* EXERCISE GOAL
Make an exact copy of the data below, leaving out every picture.

* DATA SHOWN
==*==
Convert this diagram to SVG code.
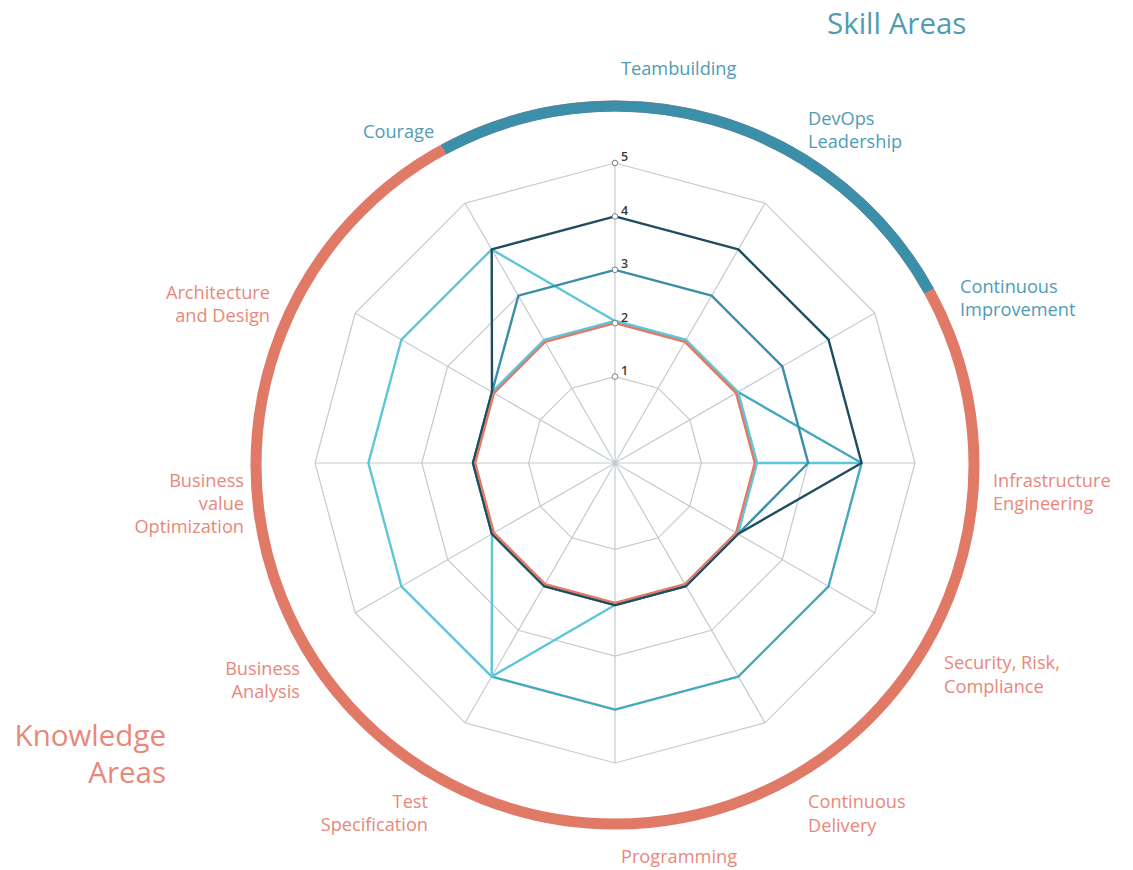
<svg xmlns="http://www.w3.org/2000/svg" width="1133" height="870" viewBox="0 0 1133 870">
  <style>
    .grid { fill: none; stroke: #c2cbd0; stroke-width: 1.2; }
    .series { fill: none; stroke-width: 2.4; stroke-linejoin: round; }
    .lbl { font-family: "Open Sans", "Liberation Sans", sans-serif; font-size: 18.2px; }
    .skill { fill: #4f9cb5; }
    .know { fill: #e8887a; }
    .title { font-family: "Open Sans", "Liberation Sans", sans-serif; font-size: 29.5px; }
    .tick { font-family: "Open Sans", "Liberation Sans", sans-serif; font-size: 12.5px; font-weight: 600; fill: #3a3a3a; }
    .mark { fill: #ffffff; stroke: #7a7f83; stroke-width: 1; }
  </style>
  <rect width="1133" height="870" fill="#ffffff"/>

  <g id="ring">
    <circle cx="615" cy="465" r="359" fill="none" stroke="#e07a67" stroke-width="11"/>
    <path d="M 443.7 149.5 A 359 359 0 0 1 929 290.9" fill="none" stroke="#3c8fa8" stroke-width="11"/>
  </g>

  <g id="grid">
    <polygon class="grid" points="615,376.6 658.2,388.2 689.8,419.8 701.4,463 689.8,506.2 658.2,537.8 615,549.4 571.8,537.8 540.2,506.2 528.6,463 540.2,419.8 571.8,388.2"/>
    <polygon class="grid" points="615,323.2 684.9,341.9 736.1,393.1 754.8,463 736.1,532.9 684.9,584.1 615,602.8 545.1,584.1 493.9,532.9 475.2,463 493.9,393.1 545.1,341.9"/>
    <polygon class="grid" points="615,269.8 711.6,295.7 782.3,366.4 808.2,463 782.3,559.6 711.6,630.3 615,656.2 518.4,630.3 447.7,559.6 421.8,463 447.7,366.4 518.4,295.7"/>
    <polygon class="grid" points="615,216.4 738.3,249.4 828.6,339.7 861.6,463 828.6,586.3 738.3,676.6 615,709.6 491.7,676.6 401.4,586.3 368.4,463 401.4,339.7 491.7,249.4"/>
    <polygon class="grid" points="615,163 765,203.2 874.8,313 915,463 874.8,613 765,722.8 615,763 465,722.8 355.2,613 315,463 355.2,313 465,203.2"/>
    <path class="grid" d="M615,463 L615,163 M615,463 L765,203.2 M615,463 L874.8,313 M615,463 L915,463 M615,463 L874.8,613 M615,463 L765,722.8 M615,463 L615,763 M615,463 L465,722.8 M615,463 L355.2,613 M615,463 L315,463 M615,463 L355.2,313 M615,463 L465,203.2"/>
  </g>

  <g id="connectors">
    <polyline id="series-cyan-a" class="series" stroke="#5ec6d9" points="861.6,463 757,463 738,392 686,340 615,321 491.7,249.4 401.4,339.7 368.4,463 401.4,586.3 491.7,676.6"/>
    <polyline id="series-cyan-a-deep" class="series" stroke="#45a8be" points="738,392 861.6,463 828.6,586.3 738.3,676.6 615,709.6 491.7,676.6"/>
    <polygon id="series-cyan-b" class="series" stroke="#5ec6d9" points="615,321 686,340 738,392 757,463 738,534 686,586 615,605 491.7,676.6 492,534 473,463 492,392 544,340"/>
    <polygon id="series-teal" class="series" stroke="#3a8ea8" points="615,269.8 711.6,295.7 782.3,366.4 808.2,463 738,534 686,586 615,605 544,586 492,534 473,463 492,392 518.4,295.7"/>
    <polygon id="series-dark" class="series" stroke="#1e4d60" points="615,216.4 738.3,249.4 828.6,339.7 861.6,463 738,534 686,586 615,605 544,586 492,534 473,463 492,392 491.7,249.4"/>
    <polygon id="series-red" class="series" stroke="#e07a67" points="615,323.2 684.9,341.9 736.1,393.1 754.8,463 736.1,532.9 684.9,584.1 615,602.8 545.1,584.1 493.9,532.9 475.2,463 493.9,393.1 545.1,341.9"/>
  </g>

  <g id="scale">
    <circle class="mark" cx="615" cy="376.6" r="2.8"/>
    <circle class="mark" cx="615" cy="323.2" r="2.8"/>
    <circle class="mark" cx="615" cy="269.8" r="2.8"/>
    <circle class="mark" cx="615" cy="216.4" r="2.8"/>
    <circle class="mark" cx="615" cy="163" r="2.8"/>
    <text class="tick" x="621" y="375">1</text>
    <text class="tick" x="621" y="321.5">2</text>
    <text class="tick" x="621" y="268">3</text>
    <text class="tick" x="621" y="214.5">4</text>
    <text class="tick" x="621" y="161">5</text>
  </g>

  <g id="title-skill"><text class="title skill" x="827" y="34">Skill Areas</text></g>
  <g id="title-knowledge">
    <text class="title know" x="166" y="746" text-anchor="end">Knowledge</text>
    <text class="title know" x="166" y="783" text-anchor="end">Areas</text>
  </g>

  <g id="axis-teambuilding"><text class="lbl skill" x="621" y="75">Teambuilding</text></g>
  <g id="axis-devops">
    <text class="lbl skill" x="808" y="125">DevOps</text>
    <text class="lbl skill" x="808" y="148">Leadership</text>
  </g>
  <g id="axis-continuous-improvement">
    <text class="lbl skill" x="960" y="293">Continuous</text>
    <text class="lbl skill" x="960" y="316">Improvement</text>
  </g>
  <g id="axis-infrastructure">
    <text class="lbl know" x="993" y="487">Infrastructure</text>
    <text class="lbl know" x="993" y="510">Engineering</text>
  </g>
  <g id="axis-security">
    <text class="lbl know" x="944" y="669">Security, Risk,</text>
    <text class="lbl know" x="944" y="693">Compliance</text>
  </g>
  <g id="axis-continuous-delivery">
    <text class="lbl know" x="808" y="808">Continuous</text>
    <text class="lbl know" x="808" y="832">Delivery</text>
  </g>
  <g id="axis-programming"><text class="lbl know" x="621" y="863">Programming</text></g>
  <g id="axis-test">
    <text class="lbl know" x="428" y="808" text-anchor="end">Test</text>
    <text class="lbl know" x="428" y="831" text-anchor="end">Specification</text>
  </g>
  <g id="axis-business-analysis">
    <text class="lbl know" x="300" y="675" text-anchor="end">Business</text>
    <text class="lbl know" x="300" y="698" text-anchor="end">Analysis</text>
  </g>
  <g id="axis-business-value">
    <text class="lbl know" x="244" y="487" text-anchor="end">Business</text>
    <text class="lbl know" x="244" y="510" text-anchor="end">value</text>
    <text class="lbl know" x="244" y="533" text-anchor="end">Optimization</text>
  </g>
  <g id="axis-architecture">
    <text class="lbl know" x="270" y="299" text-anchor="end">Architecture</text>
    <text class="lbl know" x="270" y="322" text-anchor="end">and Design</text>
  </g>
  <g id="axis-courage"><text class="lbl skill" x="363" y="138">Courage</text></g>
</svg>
==*==
* OUTPUT FOR THIS TASK
Convert this diagram to SVG code.
<svg xmlns="http://www.w3.org/2000/svg" width="1133" height="870" viewBox="0 0 1133 870">
  <style>
    .grid { fill: none; stroke: #c2cbd0; stroke-width: 1.2; }
    .series { fill: none; stroke-width: 2.4; stroke-linejoin: round; }
    .lbl { font-family: "Open Sans", "Liberation Sans", sans-serif; font-size: 18.2px; }
    .skill { fill: #4f9cb5; }
    .know { fill: #e8887a; }
    .title { font-family: "Open Sans", "Liberation Sans", sans-serif; font-size: 29.5px; }
    .tick { font-family: "Open Sans", "Liberation Sans", sans-serif; font-size: 12.5px; font-weight: 600; fill: #3a3a3a; }
    .mark { fill: #ffffff; stroke: #7a7f83; stroke-width: 1; }
  </style>
  <rect width="1133" height="870" fill="#ffffff"/>

  <g id="ring">
    <circle cx="615" cy="465" r="359" fill="none" stroke="#e07a67" stroke-width="11"/>
    <path d="M 443.7 149.5 A 359 359 0 0 1 929 290.9" fill="none" stroke="#3c8fa8" stroke-width="11"/>
  </g>

  <g id="grid">
    <polygon class="grid" points="615,376.6 658.2,388.2 689.8,419.8 701.4,463 689.8,506.2 658.2,537.8 615,549.4 571.8,537.8 540.2,506.2 528.6,463 540.2,419.8 571.8,388.2"/>
    <polygon class="grid" points="615,323.2 684.9,341.9 736.1,393.1 754.8,463 736.1,532.9 684.9,584.1 615,602.8 545.1,584.1 493.9,532.9 475.2,463 493.9,393.1 545.1,341.9"/>
    <polygon class="grid" points="615,269.8 711.6,295.7 782.3,366.4 808.2,463 782.3,559.6 711.6,630.3 615,656.2 518.4,630.3 447.7,559.6 421.8,463 447.7,366.4 518.4,295.7"/>
    <polygon class="grid" points="615,216.4 738.3,249.4 828.6,339.7 861.6,463 828.6,586.3 738.3,676.6 615,709.6 491.7,676.6 401.4,586.3 368.4,463 401.4,339.7 491.7,249.4"/>
    <polygon class="grid" points="615,163 765,203.2 874.8,313 915,463 874.8,613 765,722.8 615,763 465,722.8 355.2,613 315,463 355.2,313 465,203.2"/>
    <path class="grid" d="M615,463 L615,163 M615,463 L765,203.2 M615,463 L874.8,313 M615,463 L915,463 M615,463 L874.8,613 M615,463 L765,722.8 M615,463 L615,763 M615,463 L465,722.8 M615,463 L355.2,613 M615,463 L315,463 M615,463 L355.2,313 M615,463 L465,203.2"/>
  </g>

  <g id="connectors">
    <polyline id="series-cyan-a" class="series" stroke="#5ec6d9" points="861.6,463 757,463 738,392 686,340 615,321 491.7,249.4 401.4,339.7 368.4,463 401.4,586.3 491.7,676.6"/>
    <polyline id="series-cyan-a-deep" class="series" stroke="#45a8be" points="738,392 861.6,463 828.6,586.3 738.3,676.6 615,709.6 491.7,676.6"/>
    <polygon id="series-cyan-b" class="series" stroke="#5ec6d9" points="615,321 686,340 738,392 757,463 738,534 686,586 615,605 491.7,676.6 492,534 473,463 492,392 544,340"/>
    <polygon id="series-teal" class="series" stroke="#3a8ea8" points="615,269.8 711.6,295.7 782.3,366.4 808.2,463 738,534 686,586 615,605 544,586 492,534 473,463 492,392 518.4,295.7"/>
    <polygon id="series-dark" class="series" stroke="#1e4d60" points="615,216.4 738.3,249.4 828.6,339.7 861.6,463 738,534 686,586 615,605 544,586 492,534 473,463 492,392 491.7,249.4"/>
    <polygon id="series-red" class="series" stroke="#e07a67" points="615,323.2 684.9,341.9 736.1,393.1 754.8,463 736.1,532.9 684.9,584.1 615,602.8 545.1,584.1 493.9,532.9 475.2,463 493.9,393.1 545.1,341.9"/>
  </g>

  <g id="scale">
    <circle class="mark" cx="615" cy="376.6" r="2.8"/>
    <circle class="mark" cx="615" cy="323.2" r="2.8"/>
    <circle class="mark" cx="615" cy="269.8" r="2.8"/>
    <circle class="mark" cx="615" cy="216.4" r="2.8"/>
    <circle class="mark" cx="615" cy="163" r="2.8"/>
    <text class="tick" x="621" y="375">1</text>
    <text class="tick" x="621" y="321.5">2</text>
    <text class="tick" x="621" y="268">3</text>
    <text class="tick" x="621" y="214.5">4</text>
    <text class="tick" x="621" y="161">5</text>
  </g>

  <g id="title-skill"><text class="title skill" x="827" y="34">Skill Areas</text></g>
  <g id="title-knowledge">
    <text class="title know" x="166" y="746" text-anchor="end">Knowledge</text>
    <text class="title know" x="166" y="783" text-anchor="end">Areas</text>
  </g>

  <g id="axis-teambuilding"><text class="lbl skill" x="621" y="75">Teambuilding</text></g>
  <g id="axis-devops">
    <text class="lbl skill" x="808" y="125">DevOps</text>
    <text class="lbl skill" x="808" y="148">Leadership</text>
  </g>
  <g id="axis-continuous-improvement">
    <text class="lbl skill" x="960" y="293">Continuous</text>
    <text class="lbl skill" x="960" y="316">Improvement</text>
  </g>
  <g id="axis-infrastructure">
    <text class="lbl know" x="993" y="487">Infrastructure</text>
    <text class="lbl know" x="993" y="510">Engineering</text>
  </g>
  <g id="axis-security">
    <text class="lbl know" x="944" y="669">Security, Risk,</text>
    <text class="lbl know" x="944" y="693">Compliance</text>
  </g>
  <g id="axis-continuous-delivery">
    <text class="lbl know" x="808" y="808">Continuous</text>
    <text class="lbl know" x="808" y="832">Delivery</text>
  </g>
  <g id="axis-programming"><text class="lbl know" x="621" y="863">Programming</text></g>
  <g id="axis-test">
    <text class="lbl know" x="428" y="808" text-anchor="end">Test</text>
    <text class="lbl know" x="428" y="831" text-anchor="end">Specification</text>
  </g>
  <g id="axis-business-analysis">
    <text class="lbl know" x="300" y="675" text-anchor="end">Business</text>
    <text class="lbl know" x="300" y="698" text-anchor="end">Analysis</text>
  </g>
  <g id="axis-business-value">
    <text class="lbl know" x="244" y="487" text-anchor="end">Business</text>
    <text class="lbl know" x="244" y="510" text-anchor="end">value</text>
    <text class="lbl know" x="244" y="533" text-anchor="end">Optimization</text>
  </g>
  <g id="axis-architecture">
    <text class="lbl know" x="270" y="299" text-anchor="end">Architecture</text>
    <text class="lbl know" x="270" y="322" text-anchor="end">and Design</text>
  </g>
  <g id="axis-courage"><text class="lbl skill" x="363" y="138">Courage</text></g>
</svg>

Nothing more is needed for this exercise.